Os componentes formados na fase inicial da auto-oxidação são os hidroperóxidos, sendo estes também os produtos formados na oxidação catalisada pela lipoxigenase. Apesar dos hidroperóxidos serem não voláteis e inodoros, são compostos relativamente instáveis e se decompõem espontaneamente ou em reações catalisadas para formar compostos aromáticos voláteis que são percebidos como off flavors. A natureza dos off flavors detectados depende principalmente da composição em ácido graxo do substrato e do grau de oxidação, embora as condições de oxidação também possam afetar os compostos voláteis produzidos e as propriedades sensoriais do óleo oxidado. Exemplos de off flavors de oxidação são os sabores de feijão cru, que se desenvolvem geralmente em óleo de soja; os sabores de peixe, que se desenvolvem no óleo de peixe; e os sabores cremosos ou metálicos, que podem se desenvolver na gordura do leite. Os aldeídos geralmente contribuem para os off flavors que se desenvolvem durante a oxidação lipídica.

Além do desenvolvimento de aromas rançosos, a deterioração oxidativa dos lipídios pode causar o branqueamento de alimentos, devido à reação dos pigmentos, especialmente os carotenóides, com os intermediários reativos, chamados radicais livres, que são formados durante a oxidação lipídica. Os radicais livres também podem levar a uma redução da qualidade nutricional, por reagir com vitaminas, especialmente a vitamina E, a qual se perde quando da sua ação como antioxidante no alimento.

As reações de auto-oxidação apresentam normalmente um período de indução, durante o qual ocorrem poucas mudanças nos lipídios. Após o término do período de indução, a deterioração oxidativa dos lipídios ocorre mais rapidamente.

Os off flavors tornam-se mais aparentes após o término do período de indução.

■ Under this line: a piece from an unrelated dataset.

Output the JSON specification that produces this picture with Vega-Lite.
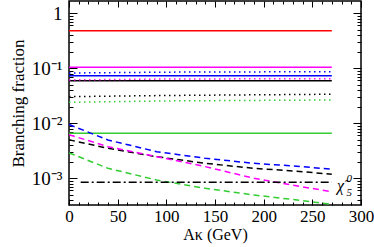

Uma consequência do aumento acentuado na concentração de componentes de off flavors após o término desse período, é que a taxa de deterioração dos alimentos é relativamente insensível com relação ao conteúdo exato de gordura dos alimentos.

Na indústria de alimentos, além do controle dos procedimentos físicos, pode-se também acrescentar aos alimentos agentes antioxidantes, que bloqueiam as reações de oxidação, retardando a formação de compostos desagradáveis.

Os antioxidantes retardam o desenvolvimento de off flavors, ampliando o período de indução. Podem inibir ou retardar a oxidação de duas formas: pela eliminação de radicais livres (atividade sequestrante), sendo nesse caso descrito como um antioxidante primário, ou por um mecanismo que não envolve uma atividade sequestrante direta de radicais livres, caso em que o composto é um antioxidante secundário. Os antioxidantes primários incluem compostos fenólicos, como a vitamina E (α-tocoferol), que são consumidos durante o período de indução.

Os antioxidantes secundários agem através de uma variedade de mecanismos, incluindo a ligação de íons metálicos, eliminação/sequestro de oxigênio, conversão de hidroperóxidos em espécies não radicais, absorção de radiação UV ou desativação de oxigênio singlete. Normalmente, os antioxidantes secundários só apresentam atividade antioxidante quando um segundo componente menor está presente. Isso pode ser observado no caso de agentes sequestrantes, como o ácido cítrico, que são eficazes apenas na presença de íons metálicos, e no caso dos agentes redutores, como o ácido ascórbico, que são eficazes na presença de tocoferóis ou outros antioxidantes primários.

Os compostos antioxidantes mais utilizados são o Butilhidroxianisol (BHA), Butilhidroxitolueno (BHT), Butilhidroquinona terciário (TBHQ), no caso dos antioxidantes sintéticos, e os tocoferóis, ácidos fenólicos e extratos de alecrim e sálvia, no caso dos antioxidantes naturais.

O antioxidante deve estar muito bem incorporado e de maneira bastante homogênea. Quanto antes for incorporado no processo de produção, melhor será a ação protetora. Se a sua incorporação não for bem homogênea, várias moléculas ficarão desprotegidas e poderão sofrer oxidação, reduzindo a vida útil do produto final.